Iris’ use of the pen is marvelous. Iris uses the smallest dots for shading, and is not afraid to use delicate lines instead of thick and stark to make a huge impact. All along the walls were these ethereal and tender drawings. Not just drawings but a catalog of the things you see but don’t see. As a writer it is my mission to catalog such things so I was more than delighted to see the mundane paperclip become a tiny celebrity, or the a shoestring become a darling thing. Each of Iris’ pieces forced my face to come closer, my eyes to track slowly. She has a way of making the understated elegant, and the tiny feel very big. After circling the perimeter of work on the walls, I realized there were also pedestals with sketchbooks atop. This created a space for friends and strangers to be intimate in a different way as they needed to stand fairly close to one another to flip through these tidy sketches. All of them were dated and in a military order. I was so impressed with this tidy that I spoke with Iris about it, suggesting that she read The Things They Carried by Tim O’Brien. She looked marvelous and young. I wondered as I watched her get swallowed up by admirers, if it was odd to hear her own name quietly said across a crowd.

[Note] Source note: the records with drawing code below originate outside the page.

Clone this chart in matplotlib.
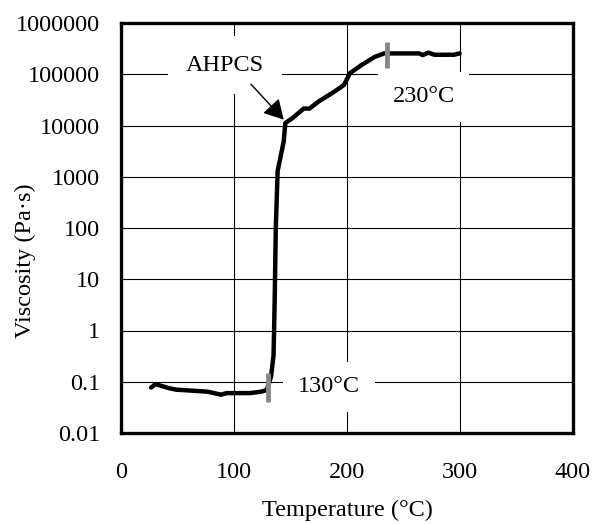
import matplotlib
matplotlib.use("Agg")
import matplotlib.pyplot as plt

plt.rcParams['font.family'] = ['Liberation Serif', 'DejaVu Serif']

# viscosity curve
temperature = [26.6, 30.6, 35.7, 42.5, 49, 63, 76.6, 88.5, 93.6, 114, 124, 129,
               132.8, 135, 136, 137, 138.6, 141, 144, 145.4, 151.5, 161.7, 166.8,
               175, 189, 197.4, 202.6, 212.8, 224.7, 233, 263.8, 267, 272, 277.4,
               294.5, 299.6]
viscosity = [0.077, 0.09, 0.083, 0.075, 0.070, 0.067, 0.064, 0.056, 0.06, 0.06,
             0.064, 0.069, 0.126, 0.33, 3.9, 102, 1290, 2340, 4900, 11200, 13800,
             21400, 21400, 29500, 46000, 62000, 105000, 151000, 219000, 255000,
             255000, 236000, 264000, 240000, 240000, 255000]

# gray markers at 130 and ~230 C
marker_x = [130, 235]
marker_lo = [0.041, 1.3e5]
marker_hi = [0.146, 4.3e5]

x_ticks = [0, 100, 200, 300, 400]
y_ticks = [0.01, 0.1, 1, 10, 100, 1000, 10000, 100000, 1000000]
y_labels = ['0.01', '0.1', '1', '10', '100', '1000', '10000', '100000', '1000000']

FS = 17.5

fig = plt.figure(figsize=(6.05, 5.24), dpi=100)
ax = fig.add_axes([121 / 605, 1 - 433 / 524, 452 / 605, 410 / 524])

ax.set_yscale('log')
ax.set_xlim(0, 400)
ax.set_ylim(0.01, 1000000)
ax.set_xticks(x_ticks)
ax.set_xticklabels([str(t) for t in x_ticks])
ax.set_yticks(y_ticks)
ax.set_yticklabels(y_labels)
ax.minorticks_off()
ax.tick_params(length=0, labelsize=FS)
ax.tick_params(axis='y', pad=15)
ax.tick_params(axis='x', pad=21)
ax.grid(True, color='black', linewidth=0.8, zorder=1)
ax.set_axisbelow(True)
for s in ax.spines.values():
    s.set_linewidth(2.4)

ax.plot(temperature, viscosity, color='black', linewidth=3.2,
        solid_capstyle='round', solid_joinstyle='round', zorder=4)
for x, lo, hi in zip(marker_x, marker_lo, marker_hi):
    ax.plot([x, x], [lo, hi], color='#888888', linewidth=3.5,
            solid_capstyle='butt', zorder=5)

box = dict(boxstyle='square,pad=0.75', facecolor='white', edgecolor='none')
ax.text(92, 1.5e5, 'AHPCS', fontsize=FS, ha='center', va='center',
        bbox=box, zorder=3)
ax.text(184, 0.079, '130°C', fontsize=FS, ha='center', va='center',
        bbox=dict(boxstyle='square,pad=0.6', facecolor='white', edgecolor='none'),
        zorder=3)
ax.text(268, 36000, '230°C', fontsize=FS, ha='center', va='center',
        bbox=dict(boxstyle='square,pad=0.6', facecolor='white', edgecolor='none'),
        zorder=3)
ax.annotate('', xy=(144, 13000), xytext=(115, 64000),
            arrowprops=dict(arrowstyle='-|>,head_length=0.5,head_width=0.28',
                            color='black', lw=1.0,
                            mutation_scale=24, shrinkA=0, shrinkB=0),
            zorder=6)

ax.set_xlabel('Temperature (°C)', fontsize=FS)
ax.set_ylabel('Viscosity (Pa·s)', fontsize=FS)
ax.xaxis.set_label_coords(0.5, -0.163)
ax.yaxis.set_label_coords(-0.189, 0.42)

fig.savefig('out.png', dpi=100)
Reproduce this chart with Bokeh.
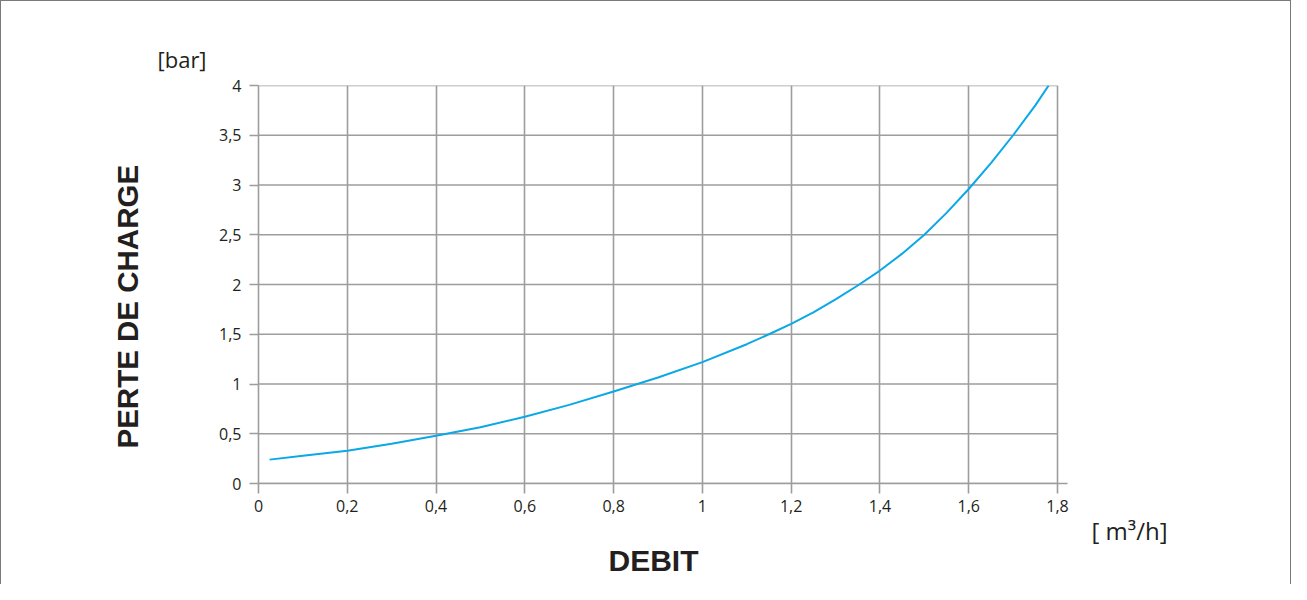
from bokeh.plotting import figure
from bokeh.models import Range1d, FixedTicker, Title
from bokeh.embed import file_html
from bokeh.resources import INLINE

# ---- data ----
debit = [0.025, 0.1, 0.2, 0.3, 0.4, 0.5, 0.6, 0.7, 0.8, 0.9, 1.0, 1.1, 1.15, 1.2, 1.25,
         1.3, 1.35, 1.4, 1.45, 1.5, 1.55, 1.6, 1.65, 1.7, 1.75, 1.78]
perte = [0.24, 0.28, 0.33, 0.40, 0.48, 0.565, 0.67, 0.79, 0.925, 1.065, 1.22, 1.40, 1.50, 1.605, 1.72,
         1.85, 1.99, 2.14, 2.31, 2.50, 2.72, 2.96, 3.22, 3.50, 3.80, 4.0]

x_ticks = [0, 0.2, 0.4, 0.6, 0.8, 1.0, 1.2, 1.4, 1.6, 1.8]
x_labels = ["0", "0,2", "0,4", "0,6", "0,8", "1", "1,2", "1,4", "1,6", "1,8"]
y_ticks = [0, 0.5, 1, 1.5, 2, 2.5, 3, 3.5, 4]
y_labels = ["0", "0,5", "1", "1,5", "2", "2,5", "3", "3,5", "4"]

GRID = "#9d9d9d"
TXT = "#231f20"
CURVE = "#0aa8e6"

p = figure(width=1291, height=584, output_backend="svg", toolbar_location=None,
           x_range=Range1d(0, 1.8225), y_range=Range1d(0, 4),
           min_border_left=257, min_border_right=225, min_border_top=84, min_border_bottom=102)
p.styles = {"border-top": "1px solid #7a7a7a", "border-left": "1px solid #7a7a7a",
            "border-right": "1px solid #7a7a7a"}
p.outline_line_color = None
p.background_fill_color = "white"
p.border_fill_color = "white"

for ax, ticks, labels in ((p.xaxis, x_ticks, x_labels), (p.yaxis, y_ticks, y_labels)):
    ax.ticker = FixedTicker(ticks=ticks)
    ax.major_label_overrides = {t: l for t, l in zip(ticks, labels)}
    ax.axis_line_color = GRID
    ax.axis_line_width = 1.6
    ax.major_tick_line_color = GRID
    ax.major_tick_line_width = 1.6
    ax.major_tick_in = 0
    ax.minor_tick_line_color = None
    ax.major_label_text_font = "Open Sans"
    ax.major_label_text_font_size = "16px"
    ax.major_label_text_color = TXT

p.xaxis.major_tick_out = 10
p.xaxis.major_label_standoff = 6
p.yaxis.major_tick_out = 9
p.yaxis.major_label_standoff = 8

p.xgrid.ticker = FixedTicker(ticks=x_ticks)
p.xgrid.grid_line_color = GRID
p.xgrid.grid_line_width = 1.6
p.ygrid.grid_line_color = None

# horizontal grid lines limited to the last x tick
p.segment(x0=[x_ticks[0]] * len(y_ticks), x1=[x_ticks[-1]] * len(y_ticks),
          y0=y_ticks, y1=y_ticks, line_color=GRID, line_width=1.6)

p.line(debit, perte, line_color=CURVE, line_width=2)

p.add_layout(Title(text="PERTE DE CHARGE", align="left", offset=35, standoff=146,
                   text_font="Liberation Sans", text_font_style="bold",
                   text_font_size="29.5px", text_color=TXT), "left")
p.add_layout(Title(text="[bar]", align="left", offset=-101, standoff=23,
                   text_font="Open Sans", text_font_style="normal",
                   text_font_size="22px", text_color=TXT), "above")
p.add_layout(Title(text="[ m³/h]", align="right", offset=-100, standoff=-5,
                   text_font="Open Sans", text_font_style="normal",
                   text_font_size="24px", text_color=TXT), "below")
p.add_layout(Title(text="DEBIT", align="left", offset=350, standoff=-6,
                   text_font="Liberation Sans", text_font_style="bold",
                   text_font_size="30px", text_color=TXT), "below")

open("out.html", "w").write(file_html(p, INLINE))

There was something very familiar but utterly unique about her pieces that created huge warmth in the room. People laughed, touched each other, and felt comfortable speaking to strangers about the art. To create such an environment around art is a treasure, and as a stranger to most people in the room, I felt comfortable, warm, and right where I needed to be. I bought a small piece for my home. It was a depiction of an empty fish bowl. Underneath the fishbowl it said, “This is the home your fish hates to live in”. The title of the piece was “Hateful Fish”. Perfect.
As I bundled up, dropping a couple of dollars in the gallery donation box, I spied my friend with the walker. He was standing in front of a drawing of a Swingline stapler. He was smiling.